Almost every day, representatives of the Ndyukas of Boven-Commewijne came to me, and I received a number of offers to bring weapons to my property in secret, offers I rejected in the most forceful terms. What I was after was organization, not a bloodbath. (p. 208)

Instead of promoting violent resistance, De Kom tries to achieve change through a strategy of listening. His mother listened to his complaints, and that helped “because someone was willing to listen.” De Kom listens to the complaints of “his fellows,” and today’s reader listens to De Kom.

In Suriname, De Kom was taken prisoner and confined to Fort Zeelandia. Here too, there is a parallel to many African-American writers such as Douglass, Jacobs, and Malcolm X, who all spent time in American prisons in the course of their lives and wrote about their experiences.

I hope it is clear by now that De Kom’s experiences, his journey toward self-knowledge and self-confidence, and his writing stand in a literary context and tradition.

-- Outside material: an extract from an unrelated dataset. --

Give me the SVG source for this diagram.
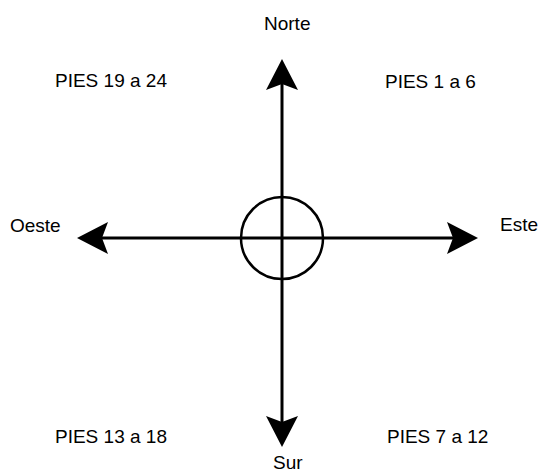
<svg xmlns="http://www.w3.org/2000/svg" width="538" height="474" viewBox="0 0 538 474">
<style>
text{font-family:"Liberation Sans",Arial,sans-serif;font-size:19px;fill:#000}
.ax{stroke:#000;stroke-width:3;fill:none}
</style>
<defs>
<marker id="ah" markerUnits="userSpaceOnUse" markerWidth="32" markerHeight="34" viewBox="0 0 32 34" refX="6" refY="17" orient="auto">
<path d="M31,17 L0,1 L6,17 L0,33 Z" fill="#000"/>
</marker>
</defs>
<rect width="538" height="474" fill="#fff"/>
<g id="connectors">
<line class="ax" x1="282" y1="238" x2="282" y2="84" marker-end="url(#ah)"/>
<line class="ax" x1="282" y1="238" x2="282" y2="422" marker-end="url(#ah)"/>
<line class="ax" x1="282" y1="238" x2="453" y2="238" marker-end="url(#ah)"/>
<line class="ax" x1="282" y1="238" x2="102" y2="238" marker-end="url(#ah)"/>
</g>
<g id="center"><circle cx="282" cy="238" r="41" fill="none" stroke="#000" stroke-width="2.5"/></g>
<g id="norte"><text x="264" y="30">Norte</text></g>
<g id="sur"><text x="273" y="469">Sur</text></g>
<g id="oeste"><text x="10" y="232">Oeste</text></g>
<g id="este"><text x="500" y="231">Este</text></g>
<g id="pies19"><text x="55" y="87">PIES 19 a 24</text></g>
<g id="pies1"><text x="385" y="88">PIES 1 a 6</text></g>
<g id="pies13"><text x="55" y="443">PIES 13 a 18</text></g>
<g id="pies7"><text x="387" y="443">PIES 7 a 12</text></g>
</svg>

One significant contrast with the African-American context, however, is that many North American college students are assigned Frederick Douglass or W.E.B. Du Bois as required reading in a survey of American literature. My son, who is studying at an American university, recently asked me if I would read his essay about Douglass. African-American works have entered the canon of American literature, and there are now essays comparing “Call me Ishmael” (the famous opening sentence of Herman Melville’s Moby-Dick) to “I was born a slave.” Like Melville, Douglass is now seen as an American cultural icon.

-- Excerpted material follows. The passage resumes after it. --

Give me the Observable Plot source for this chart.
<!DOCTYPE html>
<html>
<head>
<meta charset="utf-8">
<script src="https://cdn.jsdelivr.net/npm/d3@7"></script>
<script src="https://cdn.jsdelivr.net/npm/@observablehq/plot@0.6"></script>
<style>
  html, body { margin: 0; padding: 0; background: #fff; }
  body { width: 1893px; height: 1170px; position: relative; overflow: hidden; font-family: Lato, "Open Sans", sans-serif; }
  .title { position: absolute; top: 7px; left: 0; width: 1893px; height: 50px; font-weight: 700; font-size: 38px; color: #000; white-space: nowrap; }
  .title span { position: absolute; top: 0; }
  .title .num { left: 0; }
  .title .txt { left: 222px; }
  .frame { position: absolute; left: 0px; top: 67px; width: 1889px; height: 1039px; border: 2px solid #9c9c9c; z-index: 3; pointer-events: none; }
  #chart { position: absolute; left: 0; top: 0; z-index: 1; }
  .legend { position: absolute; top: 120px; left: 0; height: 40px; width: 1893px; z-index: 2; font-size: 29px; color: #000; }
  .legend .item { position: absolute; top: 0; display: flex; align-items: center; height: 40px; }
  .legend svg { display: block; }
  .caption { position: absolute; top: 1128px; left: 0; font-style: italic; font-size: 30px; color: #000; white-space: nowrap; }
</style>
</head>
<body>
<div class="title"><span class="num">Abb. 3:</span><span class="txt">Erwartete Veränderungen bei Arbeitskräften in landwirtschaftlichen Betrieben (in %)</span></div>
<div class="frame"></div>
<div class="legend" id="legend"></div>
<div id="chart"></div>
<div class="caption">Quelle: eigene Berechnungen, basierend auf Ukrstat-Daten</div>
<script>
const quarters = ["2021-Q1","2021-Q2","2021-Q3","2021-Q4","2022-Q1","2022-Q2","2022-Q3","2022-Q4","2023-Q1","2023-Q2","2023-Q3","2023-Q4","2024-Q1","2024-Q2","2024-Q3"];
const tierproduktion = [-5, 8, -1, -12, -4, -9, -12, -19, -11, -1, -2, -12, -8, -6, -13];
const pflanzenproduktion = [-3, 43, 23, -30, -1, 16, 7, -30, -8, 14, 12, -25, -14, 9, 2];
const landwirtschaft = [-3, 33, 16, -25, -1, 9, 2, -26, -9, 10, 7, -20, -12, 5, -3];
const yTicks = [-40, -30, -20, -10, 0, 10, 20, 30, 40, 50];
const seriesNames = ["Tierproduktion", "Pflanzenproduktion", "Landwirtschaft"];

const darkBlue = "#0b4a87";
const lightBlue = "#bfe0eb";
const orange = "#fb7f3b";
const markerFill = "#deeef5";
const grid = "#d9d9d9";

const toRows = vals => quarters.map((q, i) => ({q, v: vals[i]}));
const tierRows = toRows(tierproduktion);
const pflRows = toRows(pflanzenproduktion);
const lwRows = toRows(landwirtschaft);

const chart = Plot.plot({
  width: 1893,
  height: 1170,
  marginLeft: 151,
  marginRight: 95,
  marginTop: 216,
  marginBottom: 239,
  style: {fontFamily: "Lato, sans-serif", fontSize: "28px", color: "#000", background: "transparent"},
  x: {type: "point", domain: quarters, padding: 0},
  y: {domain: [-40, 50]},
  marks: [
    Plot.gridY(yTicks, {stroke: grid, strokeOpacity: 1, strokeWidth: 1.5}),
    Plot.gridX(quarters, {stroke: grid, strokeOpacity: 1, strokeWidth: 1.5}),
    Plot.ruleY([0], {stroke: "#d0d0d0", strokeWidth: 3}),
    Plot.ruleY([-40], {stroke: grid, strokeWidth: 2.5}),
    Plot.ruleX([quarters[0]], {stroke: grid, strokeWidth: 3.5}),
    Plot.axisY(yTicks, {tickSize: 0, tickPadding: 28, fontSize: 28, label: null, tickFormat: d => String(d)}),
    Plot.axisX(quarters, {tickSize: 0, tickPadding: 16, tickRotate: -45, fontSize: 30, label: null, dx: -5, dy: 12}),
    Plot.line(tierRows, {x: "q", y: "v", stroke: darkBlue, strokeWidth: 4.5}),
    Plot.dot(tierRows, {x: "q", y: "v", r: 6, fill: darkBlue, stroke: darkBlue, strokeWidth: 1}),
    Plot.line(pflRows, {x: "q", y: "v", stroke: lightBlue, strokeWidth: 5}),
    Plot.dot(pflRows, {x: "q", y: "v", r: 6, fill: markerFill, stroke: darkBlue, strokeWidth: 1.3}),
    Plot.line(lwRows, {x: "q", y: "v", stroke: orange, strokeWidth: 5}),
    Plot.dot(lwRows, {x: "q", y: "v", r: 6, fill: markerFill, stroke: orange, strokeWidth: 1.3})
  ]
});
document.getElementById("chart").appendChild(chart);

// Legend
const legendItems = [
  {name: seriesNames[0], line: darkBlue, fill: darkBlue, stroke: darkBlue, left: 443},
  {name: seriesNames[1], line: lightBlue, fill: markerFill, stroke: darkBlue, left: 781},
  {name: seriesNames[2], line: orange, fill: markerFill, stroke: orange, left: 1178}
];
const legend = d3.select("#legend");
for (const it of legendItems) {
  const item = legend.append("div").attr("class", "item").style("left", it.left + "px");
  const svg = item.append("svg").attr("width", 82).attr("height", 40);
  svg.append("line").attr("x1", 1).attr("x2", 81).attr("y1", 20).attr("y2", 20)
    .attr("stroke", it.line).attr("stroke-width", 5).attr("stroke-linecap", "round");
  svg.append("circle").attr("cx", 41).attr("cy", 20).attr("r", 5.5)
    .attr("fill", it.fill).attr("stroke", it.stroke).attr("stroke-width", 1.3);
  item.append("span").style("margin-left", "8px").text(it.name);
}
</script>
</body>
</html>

The same cannot yet be said of De Kom in the Netherlands. I read Simon Vestdijk’s Back to Ina Damman (1934) in secondary school in the Netherlands many years ago, as a text exemplifying Dutch literature and culture of the 1930s. Perhaps now, students will read We Slaves alongside the canonical Vestdijk, analyze these texts together, and establish a different, inclusive Dutch literary canon of the early twentieth century. Maybe then a new Dutch literary “We” of interconnection will emerge, a “We” of listening and sharing.